On April 24, 2017, the Board of Immigration Appeals (BIA or Board) – in a case (Mathis v. United States) that has been before the BIA several times – denied a motion to reconsider filed by the government (“DHS”) in response to a prior opinion of the Board [Matter of Chairez , 26 I&N Dec. 819 (BIA 2016)] holding that DHS had failed to prove the respondent removable for conviction of an aggravated felony crime of violence (COV) per INA §237(a)(2)(A)(iii). (In a footnote the decision noted that the Immigration Judge (IJ) had, in fact, found respondent removable for conviction of a categorical firearms offense per INA §237(a)(2)(C), a finding the Board had previously affirmed.)
In its prior opinion in Chairez the BIA had, in a fairly technical holding, concluded that the section of the Utah Code respondent violated in being convicted of unlawfully discharging a firearm was not a categorical COV because it can include acts committed with a mens rea of recklessness; thus, even though the law included crimes committed intentionally and knowingly, it was not divisible into 3 separate offenses with “distinct mental states (intentional, knowing, and reckless) and therefore a modified categorical approach was not allowed.
The DHS motion had claimed the Board should extend the holding of the U.S. Supreme Court in Voisine v. United States, 136 S. Ct. 2272 (2016) and find that even a reckless firearms discharge is a COV under the Utah statute, despite the decision of the Tenth Circuit Court of Appeals, in whose jurisdiction this case arises, in United States v. Zuniga-Soto, 527 F.3d 1110 (10th Cir. 2008)(reckless conduct does not involve the deliberate “use” of physical force required by a COV). Alternatively, the government argued that, even if the Utah law is not a categorical COV, the BIA had misapplied Mathis v. United States, 136 S. Ct. 2243 (2016), cited as authority by Zuniga-Soto, by both improperly inferring the statute is indivisible and failing to consider respondent’s plea agreement as evidence of the law’s divisibility.
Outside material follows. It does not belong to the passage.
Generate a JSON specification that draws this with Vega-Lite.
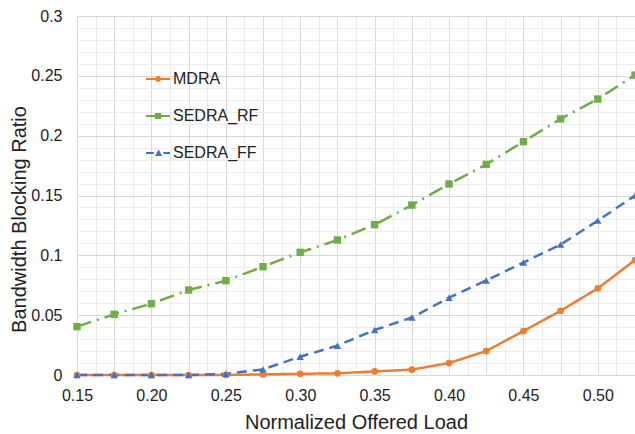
{
  "$schema": "https://vega.github.io/schema/vega-lite/v6.json",
  "width": 558,
  "height": 359,
  "autosize": {"type": "none"},
  "padding": {"left": 77, "top": 16, "right": 0, "bottom": 59},
  "background": "white",
  "config": {
    "font": "Liberation Sans",
    "view": {"stroke": null},
    "axis": {"labelFont": "Liberation Sans", "titleFont": "Liberation Sans", "labelColor": "#222", "titleColor": "#222", "titleFontWeight": "normal"}
  },
  "data": {
    "values": [
      {"load": 0.15, "series": "MDRA", "ratio": 0},
      {"load": 0.175, "series": "MDRA", "ratio": 0},
      {"load": 0.2, "series": "MDRA", "ratio": 0},
      {"load": 0.225, "series": "MDRA", "ratio": 0},
      {"load": 0.25, "series": "MDRA", "ratio": 0},
      {"load": 0.275, "series": "MDRA", "ratio": 0.0005},
      {"load": 0.3, "series": "MDRA", "ratio": 0.001},
      {"load": 0.325, "series": "MDRA", "ratio": 0.0014},
      {"load": 0.35, "series": "MDRA", "ratio": 0.003},
      {"load": 0.375, "series": "MDRA", "ratio": 0.0045},
      {"load": 0.4, "series": "MDRA", "ratio": 0.01},
      {"load": 0.425, "series": "MDRA", "ratio": 0.02},
      {"load": 0.45, "series": "MDRA", "ratio": 0.0367},
      {"load": 0.475, "series": "MDRA", "ratio": 0.0537},
      {"load": 0.5, "series": "MDRA", "ratio": 0.0724},
      {"load": 0.525, "series": "MDRA", "ratio": 0.096},
      {"load": 0.15, "series": "SEDRA_RF", "ratio": 0.0404},
      {"load": 0.175, "series": "SEDRA_RF", "ratio": 0.0507},
      {"load": 0.2, "series": "SEDRA_RF", "ratio": 0.0596},
      {"load": 0.225, "series": "SEDRA_RF", "ratio": 0.071},
      {"load": 0.25, "series": "SEDRA_RF", "ratio": 0.0788},
      {"load": 0.275, "series": "SEDRA_RF", "ratio": 0.0905},
      {"load": 0.3, "series": "SEDRA_RF", "ratio": 0.1025},
      {"load": 0.325, "series": "SEDRA_RF", "ratio": 0.1128},
      {"load": 0.35, "series": "SEDRA_RF", "ratio": 0.1256},
      {"load": 0.375, "series": "SEDRA_RF", "ratio": 0.142},
      {"load": 0.4, "series": "SEDRA_RF", "ratio": 0.1596},
      {"load": 0.425, "series": "SEDRA_RF", "ratio": 0.176},
      {"load": 0.45, "series": "SEDRA_RF", "ratio": 0.195},
      {"load": 0.475, "series": "SEDRA_RF", "ratio": 0.214},
      {"load": 0.5, "series": "SEDRA_RF", "ratio": 0.2306},
      {"load": 0.525, "series": "SEDRA_RF", "ratio": 0.2506},
      {"load": 0.15, "series": "SEDRA_FF", "ratio": 0},
      {"load": 0.175, "series": "SEDRA_FF", "ratio": 0},
      {"load": 0.2, "series": "SEDRA_FF", "ratio": 0},
      {"load": 0.225, "series": "SEDRA_FF", "ratio": 0},
      {"load": 0.25, "series": "SEDRA_FF", "ratio": 0.001},
      {"load": 0.275, "series": "SEDRA_FF", "ratio": 0.0047},
      {"load": 0.3, "series": "SEDRA_FF", "ratio": 0.0153},
      {"load": 0.325, "series": "SEDRA_FF", "ratio": 0.0245},
      {"load": 0.35, "series": "SEDRA_FF", "ratio": 0.0376},
      {"load": 0.375, "series": "SEDRA_FF", "ratio": 0.048},
      {"load": 0.4, "series": "SEDRA_FF", "ratio": 0.0646},
      {"load": 0.425, "series": "SEDRA_FF", "ratio": 0.079},
      {"load": 0.45, "series": "SEDRA_FF", "ratio": 0.094},
      {"load": 0.475, "series": "SEDRA_FF", "ratio": 0.109},
      {"load": 0.5, "series": "SEDRA_FF", "ratio": 0.129},
      {"load": 0.525, "series": "SEDRA_FF", "ratio": 0.15}
    ]
  },
  "encoding": {
    "x": {
      "field": "load", "type": "quantitative",
      "scale": {"domain": [0.15, 0.525], "nice": false, "zero": false},
      "axis": {
        "values": [0.15, 0.1625, 0.175, 0.1875, 0.2, 0.2125, 0.225, 0.2375, 0.25, 0.2625, 0.275, 0.2875, 0.3, 0.3125, 0.325, 0.3375, 0.35, 0.3625, 0.375, 0.3875, 0.4, 0.4125, 0.425, 0.4375, 0.45, 0.4625, 0.475, 0.4875, 0.5, 0.5125, 0.525],
        "labelExpr": "abs(datum.value*20 - round(datum.value*20)) < 0.001 ? format(datum.value, '.2f') : ''",
        "labelFontSize": 16, "labelPadding": 12, "labelOverlap": false, "labelFlush": false, "labelBound": false,
        "ticks": false, "domain": false,
        "grid": true,
        "gridColor": {"condition": {"test": "abs(datum.value*40 - round(datum.value*40)) < 0.001", "value": "#d9d9d9"}, "value": "#ececec"},
        "gridWidth": 1,
        "title": "Normalized Offered Load",
        "titleFontSize": 20, "titleBaseline": "alphabetic", "titleY": 53
      }
    },
    "y": {
      "field": "ratio", "type": "quantitative",
      "scale": {"domain": [0, 0.3], "nice": false},
      "axis": {
        "values": [0, 0.01, 0.02, 0.03, 0.04, 0.05, 0.06, 0.07, 0.08, 0.09, 0.1, 0.11, 0.12, 0.13, 0.14, 0.15, 0.16, 0.17, 0.18, 0.19, 0.2, 0.21, 0.22, 0.23, 0.24, 0.25, 0.26, 0.27, 0.28, 0.29, 0.3],
        "labelExpr": "abs(datum.value*20 - round(datum.value*20)) < 0.001 ? format(datum.value, '.2~f') : ''",
        "labelFontSize": 16, "labelPadding": 15, "labelOverlap": false, "labelBound": false, "labelFlush": false,
        "ticks": false, "domain": false,
        "grid": true,
        "gridColor": {"condition": {"test": "abs(datum.value*20 - round(datum.value*20)) < 0.001", "value": "#d9d9d9"}, "value": "#ececec"},
        "title": "Bandwidth Blocking Ratio",
        "titleFontSize": 20, "titleAngle": -90, "titleBaseline": "alphabetic", "titleAlign": "center", "titleX": -52, "titleY": 203
      }
    },
    "color": {
      "field": "series", "type": "nominal",
      "scale": {"domain": ["MDRA", "SEDRA_RF", "SEDRA_FF"], "range": ["#ED7D31", "#70AD47", "#4472C4"]},
      "legend": {
        "orient": "none", "legendX": 69, "legendY": 51, "title": null,
        "labelFontSize": 16, "labelColor": "#222", "labelFont": "Liberation Sans",
        "symbolSize": 576, "rowPadding": 17, "labelOffset": 3, "padding": 0,
        "symbolType": "circle",
        "encode": {
          "symbols": {
            "update": {
              "shape": {"signal": "datum.value === 'MDRA' ? 'M-1,-0.085H-0.21V0.085H-1Z M0.21,-0.085H1V0.085H0.21Z M0.24,0A0.24,0.24,0,1,1,-0.24,0A0.24,0.24,0,1,1,0.24,0Z' : datum.value === 'SEDRA_RF' ? 'M-1,-0.085H-0.26V0.085H-1Z M0.26,-0.085H1V0.085H0.26Z M-0.26,-0.26H0.26V0.26H-0.26Z' : 'M-1,-0.085H-0.35V0.085H-1Z M0.45,-0.085H1V0.085H0.45Z M0.05,-0.3L0.35,0.24H-0.25Z'"},
              "size": {"value": 576},
              "fill": {"scale": "color", "field": "value"},
              "fillOpacity": {"value": 1},
              "strokeWidth": {"value": 0},
              "strokeDash": {"value": []},
              "opacity": {"value": 1}
            }
          }
        }
      }
    }
  },
  "layer": [
    {
      "mark": {"type": "line", "strokeWidth": 2.5, "clip": false},
      "encoding": {
        "strokeDash": {
          "field": "series", "type": "nominal",
          "scale": {"domain": ["MDRA", "SEDRA_RF", "SEDRA_FF"], "range": [[1, 0], [15, 6, 2, 6], [10, 6]]},
          "legend": null
        }
      }
    },
    {
      "transform": [{"filter": "datum.series === 'MDRA'"}],
      "mark": {"type": "point", "shape": "circle", "size": 45, "filled": true, "opacity": 1, "clip": false}
    },
    {
      "transform": [{"filter": "datum.series === 'SEDRA_RF'"}],
      "mark": {"type": "point", "shape": "square", "size": 55, "filled": true, "opacity": 1, "clip": false}
    },
    {
      "transform": [{"filter": "datum.series === 'SEDRA_FF'"}],
      "mark": {"type": "point", "shape": "triangle-up", "size": 55, "filled": true, "opacity": 1, "clip": false}
    }
  ]
}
Holding that the DHS motion “does not identify an adequate reason for reconsideration”, the Board initially noted that it cannot extend the rationale of a Supreme Court case in the face of contrary controlling circuit precedent, stating that while Zuniga-Soto remained good law, this was not the proper case to express an opinion on “how the law may or should evolve after Voisine.” As to the contention that the BIA had misapplied Mathis, the opinion found that when state law does not address the distinction between “elements” and “means” as regards a specific criminal law, the Board may seek guidance in cases interpreting statutes with similar language and structure.
Lastly, as to divisibility under Mathis, the decision held that an IJ may consider the respondent’s conviction record for the “sole and limited purpose” of determining whether statutory alternatives define discrete “elements”, i.e., facts that must be proven to a jury beyond a reasonable doubt in order to obtain a conviction. However, as in the instant case, where the admission of a “knowing” mental state in a plea agreement is not “tethered” to any fact charged in an information, that admission cannot establish the divisibility of the particular statute under Mathis. No legal or factual error being found in its prior decision, the BIA denied DHS’ motion to reconsider.
In a concurring opinion, Board Member Garry Malphrus stated an opinion that the approach to divisibility dictated by Mathis “will result in immigration proceedings being terminated for many aliens who had committed serious crimes” in the U.S. Matter of Chairez-Castrejon, 27 N&N Dec. 21 (BIA 2017).